BEIJING (Reuters) - China’s annual consumer inflation accelerated more than expected in June but factory-gate deflation persisted for a 16th month, underscoring the policy dilemma facing the People’s Bank of China as it worries about long-term price risks even as economic growth slows.
The central bank is seen keeping policy largely neutral in the near term to balance the need to keep the world’s second-largest economy on an even keel while warding off inflation as well as possible property bubbles, analysts say.
“We believe the headline inflation data will not change monetary policy stance. We don’t think the central bank will increase or cut interest rates within this year,” said Li Wei, an economist for Standard Chartered Bank in Shanghai.
The National Bureau of Statistics said that annual consumer inflation quickened to 2.7 percent in June from May’s 2.1 percent, partly because of the base effect.
The headline inflation number is still below the government’s target of 3.5 percent and also below the benchmark one-year deposit rate of 3 percent.
Food prices jumped 4.9 percent in June from a year earlier, quickening from the 3.2 percent rise in May. Pork prices rose 1.1 percent year-on-year versus a fall of 4.9 percent in May.
Although inflation may stay benign in the coming months in the absence of an economic recovery, the central bank is worried about long-term inflationary risks, which could complicate policy, especially as property prices keep climbing.
The data “reduces the likelihood of interest rate cuts this year and that is not a good policy background to have,” said Kevin Lai, an economist at Daiwa in Hong Kong.
“But I think inflation will ease by the end of the year as demand won’t be strong.”
The bureau also said China’s producer prices fell 2.7 percent last month from a year earlier - the 16th consecutive month of deflation, compared with a drop of 2.9 percent in May.
Economists polled by Reuters had expected consumer inflation of 2.5 percent and factory-gate prices to fall 2.7 percent in June.
Last week, China’s cabinet laid out plans to cut off credit to force consolidation in industries plagued by overcapacity as it seeks to end the economy’s dependence on extravagant investment funded by cheap debt.

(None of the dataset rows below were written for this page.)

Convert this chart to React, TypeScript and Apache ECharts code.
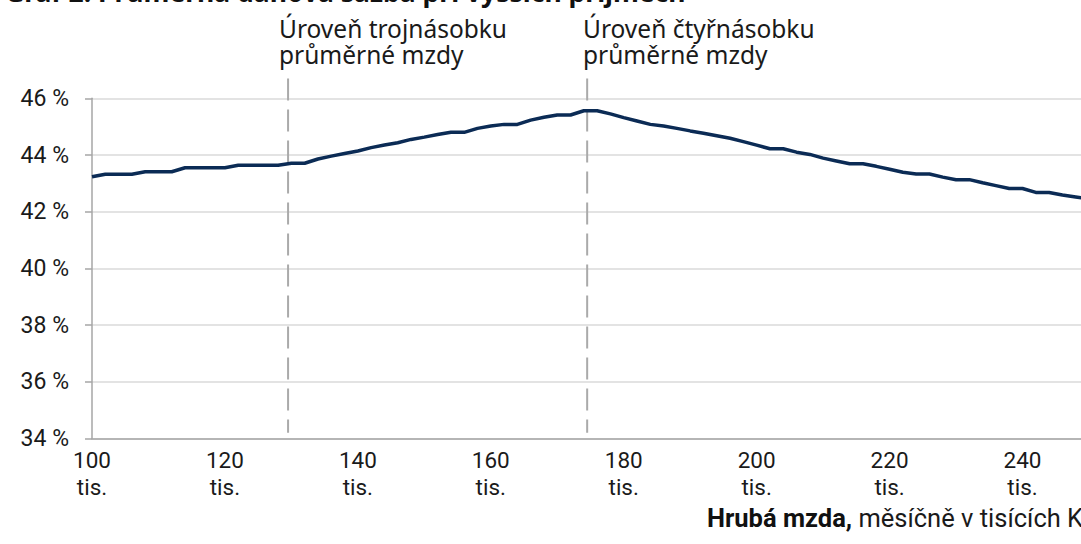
import React, { useEffect, useRef } from "react";
import * as echarts from "echarts";

const wages: number[] = [
  100, 102, 104, 106, 108, 110, 112, 114, 116, 118,
  120, 122, 124, 126, 128, 130, 132, 134, 136, 138,
  140, 142, 144, 146, 148, 150, 152, 154, 156, 158,
  160, 162, 164, 166, 168, 170, 172, 174, 176, 178,
  180, 182, 184, 186, 188, 190, 192, 194, 196, 198,
  200, 202, 204, 206, 208, 210, 212, 214, 216, 218,
  220, 222, 224, 226, 228, 230, 232, 234, 236, 238,
  240, 242, 244, 246, 248, 250,
];

const avgTaxRate: number[] = [
  43.23, 43.32, 43.32, 43.32, 43.41, 43.41, 43.41, 43.55, 43.55, 43.55,
  43.55, 43.64, 43.64, 43.64, 43.64, 43.71, 43.71, 43.86, 43.96, 44.05,
  44.14, 44.26, 44.35, 44.43, 44.55, 44.63, 44.72, 44.8, 44.8, 44.94,
  45.02, 45.08, 45.08, 45.23, 45.33, 45.41, 45.41, 45.56, 45.56, 45.45,
  45.32, 45.2, 45.08, 45.02, 44.94, 44.85, 44.77, 44.68, 44.59, 44.47,
  44.35, 44.22, 44.22, 44.1, 44.02, 43.89, 43.79, 43.69, 43.69, 43.6,
  43.5, 43.39, 43.33, 43.33, 43.22, 43.13, 43.13, 43.02, 42.92, 42.82,
  42.82, 42.68, 42.68, 42.59, 42.52, 42.45,
];

const yTicks = { min: 34, max: 46, interval: 2 };
const xTicks = { min: 100, max: 248.8, interval: 20 };

const refLines = [
  { x: 129.5, label1: "Úroveň trojnásobku", label2: "průměrné mzdy" },
  { x: 174.5, label1: "Úroveň čtyřnásobku", label2: "průměrné mzdy" },
];
const refLineSpan: [number, number] = [46.7, 34.2];

const titleText = "Graf 2: Průměrná daňová sazba při vyšších příjmech";
const footerBold = "Hrubá mzda,";
const footerRest = " měsíčně v tisících Kč";

const AXIS_FONT = "Roboto, 'Noto Sans', sans-serif";
const TEXT_FONT = "'Noto Sans', 'Open Sans', sans-serif";

export default function App() {
  const ref = useRef<HTMLDivElement>(null);

  useEffect(() => {
    if (!ref.current) return;
    const chart = echarts.init(ref.current, undefined, { renderer: "svg" });

    const lineData = wages.map((w, i) => [w, avgTaxRate[i]]);

    const refSeries = refLines.map((r) => ({
      type: "line" as const,
      data: [
        [r.x, refLineSpan[0]],
        [r.x, refLineSpan[1]],
      ],
      clip: false,
      symbol: "none",
      silent: true,
      z: 1,
      lineStyle: { color: "#aaaaaa", width: 2, type: [22, 9] },
    }));

    const labelX = [279, 583];

    const option: any = {
      animation: false,
      backgroundColor: "#ffffff",
      grid: { left: 92, right: 0, top: 98.3, bottom: 105.5, containLabel: false },
      xAxis: {
        type: "value",
        min: xTicks.min,
        max: xTicks.max,
        interval: xTicks.interval,
        axisLine: { show: true, lineStyle: { color: "#a6a6a6", width: 1.5 } },
        axisTick: { show: false },
        splitLine: { show: false },
        axisLabel: {
          showMaxLabel: false,
          formatter: (v: number) => (v % 20 === 0 ? `${v}\ntis.` : ""),
          color: "#1a1a1a",
          fontFamily: AXIS_FONT,
          fontSize: 22.5,
          lineHeight: 27,
          margin: 8,
        },
      },
      yAxis: {
        type: "value",
        min: yTicks.min,
        max: yTicks.max,
        interval: yTicks.interval,
        axisLine: { show: true, lineStyle: { color: "#a6a6a6", width: 1.5 } },
        axisTick: { show: true, length: 7, lineStyle: { color: "#a6a6a6", width: 1.5 } },
        splitLine: { show: true, lineStyle: { color: "#dadada", width: 1.5 } },
        axisLabel: {
          formatter: (v: number) => `${v} %`,
          color: "#1a1a1a",
          fontFamily: AXIS_FONT,
          fontSize: 23,
          margin: 23,
        },
      },
      series: [
        ...refSeries,
        {
          type: "line",
          data: lineData,
          symbol: "none",
          clip: true,
          z: 3,
          lineStyle: { color: "#0b2b55", width: 3.5 },
        },
      ],
      graphic: [
        {
          type: "text",
          x: 5,
          y: -8,
          style: {
            text: titleText,
            fontFamily: TEXT_FONT,
            fontWeight: "bold",
            fontSize: 26.5,
            fill: "#111111",
            verticalAlign: "middle",
            align: "left",
          },
        },
        ...refLines.flatMap((r, i) => [
          {
            type: "text",
            x: labelX[i],
            y: 28,
            style: {
              text: r.label1,
              fontFamily: TEXT_FONT,
              fontSize: 24.5,
              fill: "#1a1a1a",
              verticalAlign: "middle",
              align: "left",
            },
          },
          {
            type: "text",
            x: labelX[i],
            y: 54,
            style: {
              text: r.label2,
              fontFamily: TEXT_FONT,
              fontSize: 24.5,
              fill: "#1a1a1a",
              verticalAlign: "middle",
              align: "left",
            },
          },
        ]),
        {
          type: "text",
          x: 707,
          y: 518,
          style: {
            text: `{b|${footerBold}}{r|${footerRest}}`,
            rich: {
              b: { fontFamily: AXIS_FONT, fontWeight: "bold", fontSize: 25.5, fill: "#111111" },
              r: { fontFamily: AXIS_FONT, fontSize: 25.5, fill: "#1a1a1a" },
            },
            verticalAlign: "middle",
            align: "left",
          },
        },
      ],
    };

    chart.setOption(option);
    return () => chart.dispose();
  }, []);

  return (
    <div
      ref={ref}
      style={{ position: "fixed", left: 0, top: 0, width: 1081, height: 544, overflow: "hidden" }}
    />
  );
}
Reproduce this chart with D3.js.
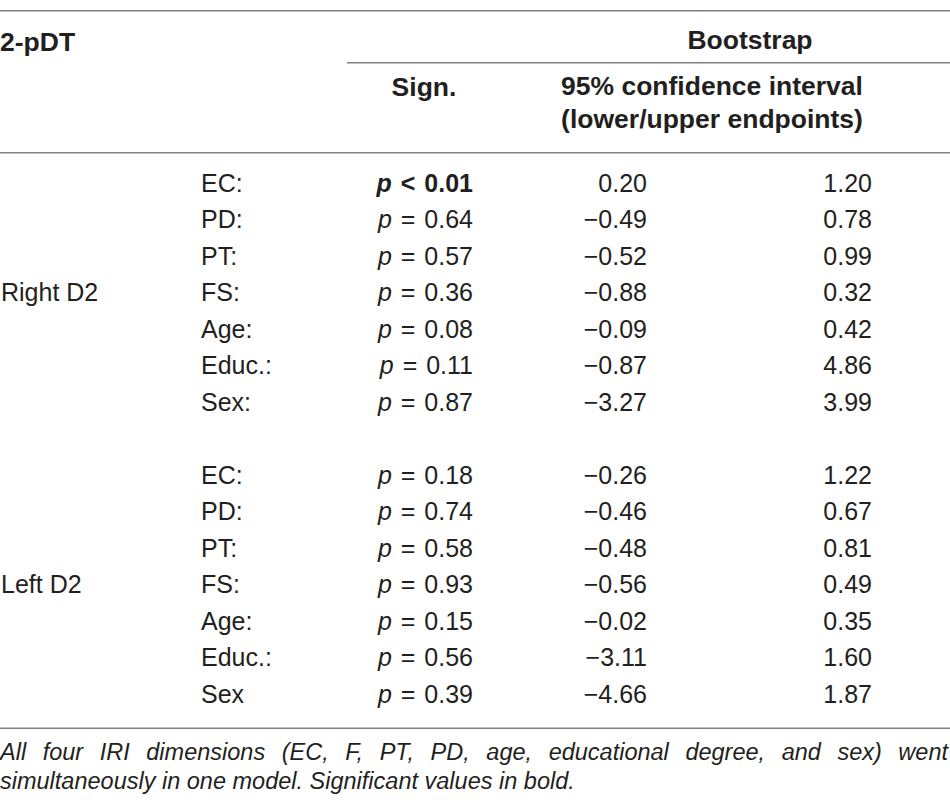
<!DOCTYPE html>
<html>
<head>
<meta charset="utf-8">
<script src="https://d3js.org/d3.v7.min.js"></script>
<style>
  body { margin: 0; background: #fff; }
  text { font-family: "Liberation Sans", Arial, Helvetica, sans-serif; fill: #231f20; }
</style>
</head>
<body>
<script>
// table data
var groups = ["Right D2", "Left D2"];

var rightLabels = ["EC:", "PD:", "PT:", "FS:", "Age:", "Educ.:", "Sex:"];
var rightRel    = ["<", "=", "=", "=", "=", "=", "="];
var rightP      = [0.01, 0.64, 0.57, 0.36, 0.08, 0.11, 0.87];
var rightLower  = [0.20, -0.49, -0.52, -0.88, -0.09, -0.87, -3.27];
var rightUpper  = [1.20, 0.78, 0.99, 0.32, 0.42, 4.86, 3.99];

var leftLabels = ["EC:", "PD:", "PT:", "FS:", "Age:", "Educ.:", "Sex"];
var leftRel    = ["=", "=", "=", "=", "=", "=", "="];
var leftP      = [0.18, 0.74, 0.58, 0.93, 0.15, 0.56, 0.39];
var leftLower  = [-0.26, -0.46, -0.48, -0.56, -0.02, -3.11, -4.66];
var leftUpper  = [1.22, 0.67, 0.81, 0.49, 0.35, 1.60, 1.87];

var footWords1 = "All four IRI dimensions (EC, F, PT, PD, age, educational degree, and sex) went".split(" ");
var footLine2 = "simultaneously in one model. Significant values in bold.";

var W = 950, H = 800;
var svg = d3.select("body").append("svg")
    .attr("width", W)
    .attr("height", H);

// build rows: group 1 in slots 0-6, group 2 in slots 8-14
var rows = [];
rightLabels.forEach(function(l, i) {
  rows.push({slot: i, label: l, rel: rightRel[i], p: rightP[i], lo: rightLower[i], up: rightUpper[i]});
});
leftLabels.forEach(function(l, i) {
  rows.push({slot: i + 8, label: l, rel: leftRel[i], p: leftP[i], lo: leftLower[i], up: leftUpper[i]});
});

var y = d3.scaleLinear().domain([0, 14]).range([191.7, 703]);
var fmt = d3.format(".2f");

// rules
var rules = [
  {x1: 0, x2: W, y: 10.7},
  {x1: 347, x2: W, y: 62.7},
  {x1: 0, x2: W, y: 152.7},
  {x1: 0, x2: W, y: 728.3}
];
svg.selectAll("line.rule").data(rules).enter().append("line")
  .attr("class", "rule")
  .attr("x1", function(d) { return d.x1; })
  .attr("x2", function(d) { return d.x2; })
  .attr("y1", function(d) { return d.y; })
  .attr("y2", function(d) { return d.y; })
  .style("stroke", "#808080")
  .style("stroke-width", 1.6);

// header
var head = svg.append("g").style("font-weight", "bold").style("font-size", "26.5px");
head.append("text").attr("x", 0).attr("y", 51).text("2-pDT");
head.append("text").attr("x", 750).attr("y", 49).attr("text-anchor", "middle").text("Bootstrap");
head.append("text").attr("x", 424).attr("y", 96).attr("text-anchor", "middle").text("Sign.");
head.append("text").attr("x", 712).attr("y", 95).attr("text-anchor", "middle").text("95% confidence interval");
head.append("text").attr("x", 712).attr("y", 128).attr("text-anchor", "middle").text("(lower/upper endpoints)");

// group labels, set on the FS row of each block
var body = svg.append("g").style("font-size", "25px");
body.selectAll("text.grp").data(groups).enter().append("text")
  .attr("class", "grp")
  .attr("x", 1)
  .attr("y", function(d, i) { return y(3 + i * 8); })
  .text(function(d) { return d; });

var row = body.selectAll("g.row").data(rows).enter().append("g")
  .attr("class", "row")
  .attr("transform", function(d) { return "translate(0," + y(d.slot) + ")"; });

row.append("text").attr("x", 201).text(function(d) { return d.label; });

var sig = row.append("text")
  .attr("x", 473)
  .attr("text-anchor", "end")
  .style("word-spacing", "2px")
  .style("font-weight", function(d) { return d.rel == "<" ? "bold" : "normal"; });
sig.append("tspan").style("font-style", "italic").text("p");
sig.append("tspan").text(function(d) { return " " + d.rel + " " + fmt(d.p); });

row.append("text").attr("x", 647).attr("text-anchor", "end").text(function(d) { return fmt(d.lo); });
row.append("text").attr("x", 872).attr("text-anchor", "end").text(function(d) { return fmt(d.up); });

// footnote, first line justified across the width
var foot = svg.append("g").style("font-size", "23.5px").style("font-style", "italic").style("fill", "#333");
var words = foot.selectAll("text.w").data(footWords1).enter().append("text")
  .attr("class", "w")
  .attr("y", 760)
  .text(function(d) { return d; });
var widths = [];
words.each(function() { widths.push(this.getComputedTextLength()); });
var gap = (W - 2 - d3.sum(widths)) / (widths.length - 1);
var xpos = 0;
words.attr("x", function(d, i) { var x = xpos; xpos += widths[i] + gap; return x; });

foot.append("text").attr("x", 0).attr("y", 789).text(footLine2);
</script>
</body>
</html>
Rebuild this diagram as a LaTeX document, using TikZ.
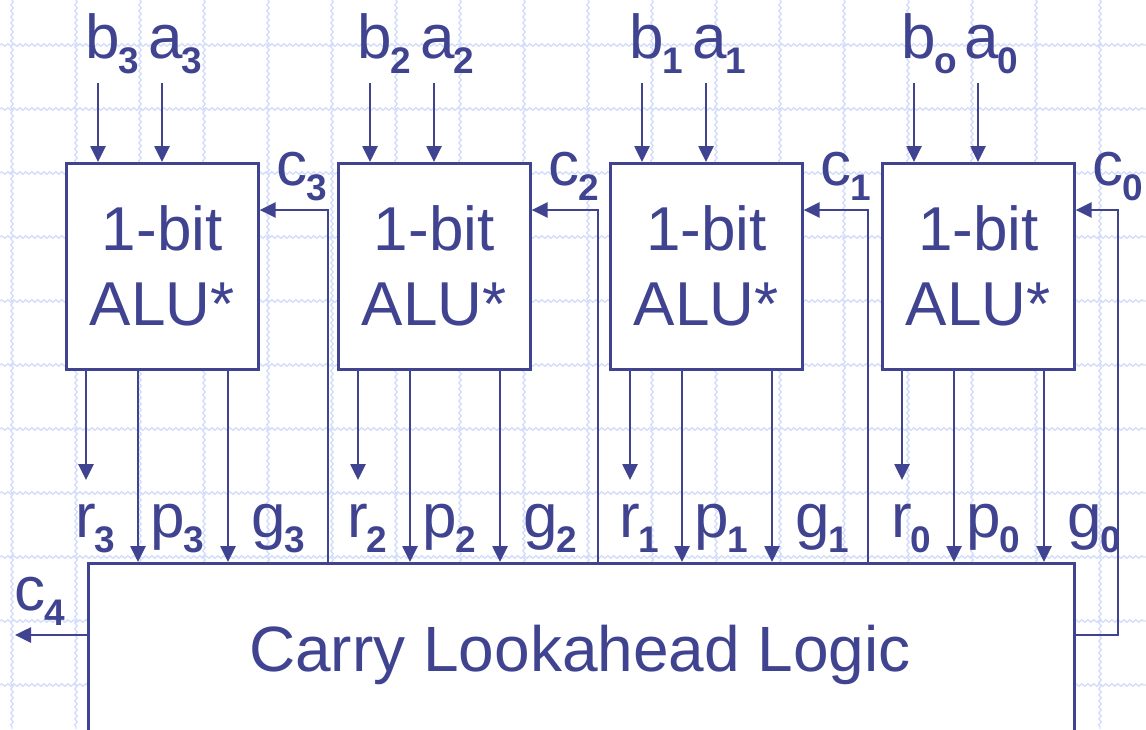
\documentclass[tikz,border=0pt]{standalone}
\usepackage{fontspec}
\setmainfont{Liberation Sans}
\usetikzlibrary{arrows.meta,calc,decorations.pathmorphing}
\definecolor{ink}{RGB}{64,68,144}
\definecolor{gridc}{RGB}{212,222,252}
\newcommand{\lbl}[2]{\fontsize{62}{62}\selectfont #1\kern-1pt\raisebox{-15pt}{\fontsize{37}{37}\selectfont\bfseries #2}}
\begin{document}
\begin{tikzpicture}[x=1pt,y=-1pt,line width=2.6pt,draw=ink,
  alubox/.style={draw=ink,fill=white,minimum width=192pt,minimum height=206pt,inner sep=0pt,
    align=center,font=\fontsize{62}{75}\selectfont,text=ink,anchor=north west},
  clabox/.style={draw=ink,fill=white,minimum width=986pt,minimum height=200pt,inner sep=0pt,anchor=north west},
  wire/.style={draw=ink,-{Triangle[length=16pt,width=15pt]}},
  lab/.style={anchor=base west,inner sep=0pt,text=ink},
  gridline/.style={draw=gridc,line width=1.4pt,decorate,decoration={snake,amplitude=1.2pt,segment length=6pt}}]
\useasboundingbox (0,0) rectangle (1146,729);
\clip (0,0) rectangle (1146,729);
% background grid
\foreach \k in {0,...,17} \draw[gridline] ({12+64*\k},0) -- ({12+64*\k},729);
\foreach \k in {0,...,10} \draw[gridline] (0,{45+64*\k}) -- (1146,{45+64*\k});
% carry lookahead block
\node[clabox] (cla) at (87,562) {};
\node[anchor=base,inner sep=0pt,text=ink,font=\fontsize{64}{64}\selectfont] (clat) at (580,671) {Carry Lookahead Logic};
% ALU slices
\foreach \L/\i/\bs/\kx in {65/3/3/328, 337/2/2/598, 609/1/1/868, 881/0/o/1118} {
  \node[alubox] (alu\i) at (\L,162) {1-bit\\ALU*};
  \node[lab] (b\i) at ({\L+19},58) {\lbl{b}{\bs}};
  \node[lab] (a\i) at ({\L+82},58) {\lbl{a}{\i}};
  \coordinate (bt\i) at ({\L+33},83);
  \coordinate (at\i) at ({\L+97},83);
  \draw[wire] (bt\i) -- (bt\i |- alu\i.north);
  \draw[wire] (at\i) -- (at\i |- alu\i.north);
  \coordinate (re\i) at ({\L+21},480);
  \coordinate (ps\i) at ({\L+73},368);
  \coordinate (gs\i) at ({\L+163},368);
  \draw[wire] (re\i |- alu\i.south) -- (re\i);
  \draw[wire] (ps\i) -- (ps\i |- cla.north);
  \draw[wire] (gs\i) -- (gs\i |- cla.north);
  \node[lab] (r\i) at ({\L+9},537) {\lbl{r}{\i}};
  \node[lab] (p\i) at ({\L+84},537) {\lbl{p}{\i}};
  \node[lab] (g\i) at ({\L+185},537) {\lbl{g}{\i}};
  \node[lab] (c\i) at ({\L+210},185) {\lbl{c}{\i}};
  \coordinate (k\i) at (\kx,210);
}
% carries from the lookahead logic
\foreach \i in {3,2,1} \draw[wire] (k\i |- cla.north) -- (k\i) -- (k\i -| alu\i.east);
\coordinate (cout0) at ($(cla.north east)+(0,73)$);
\draw[wire] (cout0) -| (k0) -- (k0 -| alu0.east);
\coordinate (cout4) at ($(cla.north west)+(0,73)$);
\coordinate (c4e) at (15,635);
\draw[wire] (cout4) -- (c4e);
\node[lab] (c4) at (13,610) {\lbl{c}{4}};
\end{tikzpicture}
\end{document}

China’s largest private shipbuilder, China Rongsheng Heavy Industries Group Holdings (1101.HK), was reported this week to have cut 8,000 jobs in recent months, falling victim to too much capacity in a slow international market.
The central bank also allowed short-term interbank borrowing costs to spike to close to 30 percent on June 20, a blunt warning to overstretched lenders that they must bring risky lending under control.
The cash crunch - caused by factors including fast credit growth, the regulatory deposit reserve requirement and a crackdown on hot money inflows - is abating after the central bank signaled its readiness to soothe market volatility.
But despite its efforts so far the central bank has limited room to maneuver on the policy front. Cutting interest rates may lend a support to the economy but runs the risk of inflating a property bubble, while tightening may put additional pressure on the economy amid the global uncertainty.
China’s annual economic growth likely slowed to 7.5 percent in the second quarter from 7.7 percent pace in the previous quarter - two consecutive quarter of slower growth, according to the poll. The statistics bureau is due to released data on GDP, along with factory output, investment and retail sales, on Monday.
Beijing hopes 2013 growth could hit 7.5 percent - impressive by world standards but the slowest in 23 years for China.
But President Xi Jinping and Premier Li Keqiang have shown a greater tolerance for slower economic expansion than their predecessors, focusing on reforms rather than short-term stimulus.
Beijing would tolerate quarterly growth slipping as far as 7 percent year-on-year before looking to lift the economy, according to government economists from top think-tanks.